Recorded data —
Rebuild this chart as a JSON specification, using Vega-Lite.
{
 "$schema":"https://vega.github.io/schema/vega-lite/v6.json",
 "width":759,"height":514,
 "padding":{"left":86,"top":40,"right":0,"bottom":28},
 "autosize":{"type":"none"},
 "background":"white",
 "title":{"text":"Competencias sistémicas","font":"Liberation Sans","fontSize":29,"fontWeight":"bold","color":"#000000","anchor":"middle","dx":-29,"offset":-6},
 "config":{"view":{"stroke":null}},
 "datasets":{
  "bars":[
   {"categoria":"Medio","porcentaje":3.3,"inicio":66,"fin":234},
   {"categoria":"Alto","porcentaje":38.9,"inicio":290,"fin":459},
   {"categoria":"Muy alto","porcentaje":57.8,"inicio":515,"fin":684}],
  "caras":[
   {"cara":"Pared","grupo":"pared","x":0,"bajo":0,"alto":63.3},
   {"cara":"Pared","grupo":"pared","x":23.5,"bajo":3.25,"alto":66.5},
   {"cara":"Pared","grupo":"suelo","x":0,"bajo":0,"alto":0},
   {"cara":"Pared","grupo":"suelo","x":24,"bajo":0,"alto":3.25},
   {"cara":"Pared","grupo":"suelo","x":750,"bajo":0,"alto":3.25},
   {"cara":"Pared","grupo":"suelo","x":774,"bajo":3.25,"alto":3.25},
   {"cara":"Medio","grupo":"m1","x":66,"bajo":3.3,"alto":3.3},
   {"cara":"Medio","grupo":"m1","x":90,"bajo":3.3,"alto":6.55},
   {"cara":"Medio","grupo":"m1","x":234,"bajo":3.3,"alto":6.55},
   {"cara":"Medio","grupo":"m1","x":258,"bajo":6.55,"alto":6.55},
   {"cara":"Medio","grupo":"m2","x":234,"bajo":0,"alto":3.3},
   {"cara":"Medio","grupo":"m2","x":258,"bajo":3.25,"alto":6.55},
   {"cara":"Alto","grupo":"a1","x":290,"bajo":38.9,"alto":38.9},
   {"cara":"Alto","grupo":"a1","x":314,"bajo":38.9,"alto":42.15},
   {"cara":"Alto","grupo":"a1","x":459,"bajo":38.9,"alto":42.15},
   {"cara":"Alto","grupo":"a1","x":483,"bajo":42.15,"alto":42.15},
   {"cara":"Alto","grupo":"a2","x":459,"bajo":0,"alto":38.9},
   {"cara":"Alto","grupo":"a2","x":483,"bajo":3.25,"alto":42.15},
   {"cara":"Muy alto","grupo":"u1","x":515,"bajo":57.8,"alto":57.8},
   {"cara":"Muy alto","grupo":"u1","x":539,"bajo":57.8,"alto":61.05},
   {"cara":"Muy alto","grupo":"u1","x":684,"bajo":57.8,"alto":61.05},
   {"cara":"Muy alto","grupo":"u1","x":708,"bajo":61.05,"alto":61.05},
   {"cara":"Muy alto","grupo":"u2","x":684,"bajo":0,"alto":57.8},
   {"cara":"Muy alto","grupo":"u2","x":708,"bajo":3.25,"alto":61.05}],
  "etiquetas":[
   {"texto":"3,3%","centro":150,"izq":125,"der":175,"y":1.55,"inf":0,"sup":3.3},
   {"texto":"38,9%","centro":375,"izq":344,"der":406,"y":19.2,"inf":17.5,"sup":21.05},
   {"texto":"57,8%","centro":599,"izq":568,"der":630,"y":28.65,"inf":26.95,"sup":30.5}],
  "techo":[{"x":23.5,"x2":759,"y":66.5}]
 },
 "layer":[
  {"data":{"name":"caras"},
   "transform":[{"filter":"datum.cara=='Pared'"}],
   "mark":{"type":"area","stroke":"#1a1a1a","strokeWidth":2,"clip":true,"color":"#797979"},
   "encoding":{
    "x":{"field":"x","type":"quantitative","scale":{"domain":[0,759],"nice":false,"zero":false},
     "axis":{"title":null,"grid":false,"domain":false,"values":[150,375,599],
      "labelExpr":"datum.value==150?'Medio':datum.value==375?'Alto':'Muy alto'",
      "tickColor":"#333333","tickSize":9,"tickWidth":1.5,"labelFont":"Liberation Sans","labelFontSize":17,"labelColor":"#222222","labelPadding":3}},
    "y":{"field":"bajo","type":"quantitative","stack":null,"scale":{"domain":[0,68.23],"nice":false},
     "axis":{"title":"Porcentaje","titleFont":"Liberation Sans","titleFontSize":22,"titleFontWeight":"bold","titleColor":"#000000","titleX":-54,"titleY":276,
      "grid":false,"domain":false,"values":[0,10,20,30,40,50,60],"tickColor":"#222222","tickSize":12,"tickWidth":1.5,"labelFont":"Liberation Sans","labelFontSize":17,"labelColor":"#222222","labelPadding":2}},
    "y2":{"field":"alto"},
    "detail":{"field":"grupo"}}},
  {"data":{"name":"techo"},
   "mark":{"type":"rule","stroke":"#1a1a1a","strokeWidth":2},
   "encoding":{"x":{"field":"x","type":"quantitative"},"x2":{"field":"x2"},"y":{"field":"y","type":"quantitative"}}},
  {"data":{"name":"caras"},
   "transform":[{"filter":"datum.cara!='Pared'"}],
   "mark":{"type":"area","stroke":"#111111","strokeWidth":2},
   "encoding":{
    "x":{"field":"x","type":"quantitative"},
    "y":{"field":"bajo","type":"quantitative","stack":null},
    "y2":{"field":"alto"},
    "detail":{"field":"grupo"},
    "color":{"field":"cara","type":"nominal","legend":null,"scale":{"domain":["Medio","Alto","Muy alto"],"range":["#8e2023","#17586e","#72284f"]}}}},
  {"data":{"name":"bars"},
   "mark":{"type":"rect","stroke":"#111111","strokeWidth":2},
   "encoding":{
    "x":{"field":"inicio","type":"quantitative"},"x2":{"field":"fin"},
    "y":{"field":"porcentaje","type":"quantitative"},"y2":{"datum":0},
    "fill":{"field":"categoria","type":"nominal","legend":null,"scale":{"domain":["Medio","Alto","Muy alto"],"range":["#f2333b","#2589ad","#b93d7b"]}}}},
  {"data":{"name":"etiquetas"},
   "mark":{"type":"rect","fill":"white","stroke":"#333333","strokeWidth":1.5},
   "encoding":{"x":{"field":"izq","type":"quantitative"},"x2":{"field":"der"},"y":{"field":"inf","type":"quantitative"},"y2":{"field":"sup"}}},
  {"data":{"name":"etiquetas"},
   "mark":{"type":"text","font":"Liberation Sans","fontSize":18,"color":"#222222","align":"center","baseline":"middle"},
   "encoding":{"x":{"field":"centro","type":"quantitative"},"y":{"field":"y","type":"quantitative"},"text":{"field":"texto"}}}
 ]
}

Challenge —
Take the listing above and write it out again exactly.

Correct output —
Rebuild this chart as a JSON specification, using Vega-Lite.
{
 "$schema":"https://vega.github.io/schema/vega-lite/v6.json",
 "width":759,"height":514,
 "padding":{"left":86,"top":40,"right":0,"bottom":28},
 "autosize":{"type":"none"},
 "background":"white",
 "title":{"text":"Competencias sistémicas","font":"Liberation Sans","fontSize":29,"fontWeight":"bold","color":"#000000","anchor":"middle","dx":-29,"offset":-6},
 "config":{"view":{"stroke":null}},
 "datasets":{
  "bars":[
   {"categoria":"Medio","porcentaje":3.3,"inicio":66,"fin":234},
   {"categoria":"Alto","porcentaje":38.9,"inicio":290,"fin":459},
   {"categoria":"Muy alto","porcentaje":57.8,"inicio":515,"fin":684}],
  "caras":[
   {"cara":"Pared","grupo":"pared","x":0,"bajo":0,"alto":63.3},
   {"cara":"Pared","grupo":"pared","x":23.5,"bajo":3.25,"alto":66.5},
   {"cara":"Pared","grupo":"suelo","x":0,"bajo":0,"alto":0},
   {"cara":"Pared","grupo":"suelo","x":24,"bajo":0,"alto":3.25},
   {"cara":"Pared","grupo":"suelo","x":750,"bajo":0,"alto":3.25},
   {"cara":"Pared","grupo":"suelo","x":774,"bajo":3.25,"alto":3.25},
   {"cara":"Medio","grupo":"m1","x":66,"bajo":3.3,"alto":3.3},
   {"cara":"Medio","grupo":"m1","x":90,"bajo":3.3,"alto":6.55},
   {"cara":"Medio","grupo":"m1","x":234,"bajo":3.3,"alto":6.55},
   {"cara":"Medio","grupo":"m1","x":258,"bajo":6.55,"alto":6.55},
   {"cara":"Medio","grupo":"m2","x":234,"bajo":0,"alto":3.3},
   {"cara":"Medio","grupo":"m2","x":258,"bajo":3.25,"alto":6.55},
   {"cara":"Alto","grupo":"a1","x":290,"bajo":38.9,"alto":38.9},
   {"cara":"Alto","grupo":"a1","x":314,"bajo":38.9,"alto":42.15},
   {"cara":"Alto","grupo":"a1","x":459,"bajo":38.9,"alto":42.15},
   {"cara":"Alto","grupo":"a1","x":483,"bajo":42.15,"alto":42.15},
   {"cara":"Alto","grupo":"a2","x":459,"bajo":0,"alto":38.9},
   {"cara":"Alto","grupo":"a2","x":483,"bajo":3.25,"alto":42.15},
   {"cara":"Muy alto","grupo":"u1","x":515,"bajo":57.8,"alto":57.8},
   {"cara":"Muy alto","grupo":"u1","x":539,"bajo":57.8,"alto":61.05},
   {"cara":"Muy alto","grupo":"u1","x":684,"bajo":57.8,"alto":61.05},
   {"cara":"Muy alto","grupo":"u1","x":708,"bajo":61.05,"alto":61.05},
   {"cara":"Muy alto","grupo":"u2","x":684,"bajo":0,"alto":57.8},
   {"cara":"Muy alto","grupo":"u2","x":708,"bajo":3.25,"alto":61.05}],
  "etiquetas":[
   {"texto":"3,3%","centro":150,"izq":125,"der":175,"y":1.55,"inf":0,"sup":3.3},
   {"texto":"38,9%","centro":375,"izq":344,"der":406,"y":19.2,"inf":17.5,"sup":21.05},
   {"texto":"57,8%","centro":599,"izq":568,"der":630,"y":28.65,"inf":26.95,"sup":30.5}],
  "techo":[{"x":23.5,"x2":759,"y":66.5}]
 },
 "layer":[
  {"data":{"name":"caras"},
   "transform":[{"filter":"datum.cara=='Pared'"}],
   "mark":{"type":"area","stroke":"#1a1a1a","strokeWidth":2,"clip":true,"color":"#797979"},
   "encoding":{
    "x":{"field":"x","type":"quantitative","scale":{"domain":[0,759],"nice":false,"zero":false},
     "axis":{"title":null,"grid":false,"domain":false,"values":[150,375,599],
      "labelExpr":"datum.value==150?'Medio':datum.value==375?'Alto':'Muy alto'",
      "tickColor":"#333333","tickSize":9,"tickWidth":1.5,"labelFont":"Liberation Sans","labelFontSize":17,"labelColor":"#222222","labelPadding":3}},
    "y":{"field":"bajo","type":"quantitative","stack":null,"scale":{"domain":[0,68.23],"nice":false},
     "axis":{"title":"Porcentaje","titleFont":"Liberation Sans","titleFontSize":22,"titleFontWeight":"bold","titleColor":"#000000","titleX":-54,"titleY":276,
      "grid":false,"domain":false,"values":[0,10,20,30,40,50,60],"tickColor":"#222222","tickSize":12,"tickWidth":1.5,"labelFont":"Liberation Sans","labelFontSize":17,"labelColor":"#222222","labelPadding":2}},
    "y2":{"field":"alto"},
    "detail":{"field":"grupo"}}},
  {"data":{"name":"techo"},
   "mark":{"type":"rule","stroke":"#1a1a1a","strokeWidth":2},
   "encoding":{"x":{"field":"x","type":"quantitative"},"x2":{"field":"x2"},"y":{"field":"y","type":"quantitative"}}},
  {"data":{"name":"caras"},
   "transform":[{"filter":"datum.cara!='Pared'"}],
   "mark":{"type":"area","stroke":"#111111","strokeWidth":2},
   "encoding":{
    "x":{"field":"x","type":"quantitative"},
    "y":{"field":"bajo","type":"quantitative","stack":null},
    "y2":{"field":"alto"},
    "detail":{"field":"grupo"},
    "color":{"field":"cara","type":"nominal","legend":null,"scale":{"domain":["Medio","Alto","Muy alto"],"range":["#8e2023","#17586e","#72284f"]}}}},
  {"data":{"name":"bars"},
   "mark":{"type":"rect","stroke":"#111111","strokeWidth":2},
   "encoding":{
    "x":{"field":"inicio","type":"quantitative"},"x2":{"field":"fin"},
    "y":{"field":"porcentaje","type":"quantitative"},"y2":{"datum":0},
    "fill":{"field":"categoria","type":"nominal","legend":null,"scale":{"domain":["Medio","Alto","Muy alto"],"range":["#f2333b","#2589ad","#b93d7b"]}}}},
  {"data":{"name":"etiquetas"},
   "mark":{"type":"rect","fill":"white","stroke":"#333333","strokeWidth":1.5},
   "encoding":{"x":{"field":"izq","type":"quantitative"},"x2":{"field":"der"},"y":{"field":"inf","type":"quantitative"},"y2":{"field":"sup"}}},
  {"data":{"name":"etiquetas"},
   "mark":{"type":"text","font":"Liberation Sans","fontSize":18,"color":"#222222","align":"center","baseline":"middle"},
   "encoding":{"x":{"field":"centro","type":"quantitative"},"y":{"field":"y","type":"quantitative"},"text":{"field":"texto"}}}
 ]
}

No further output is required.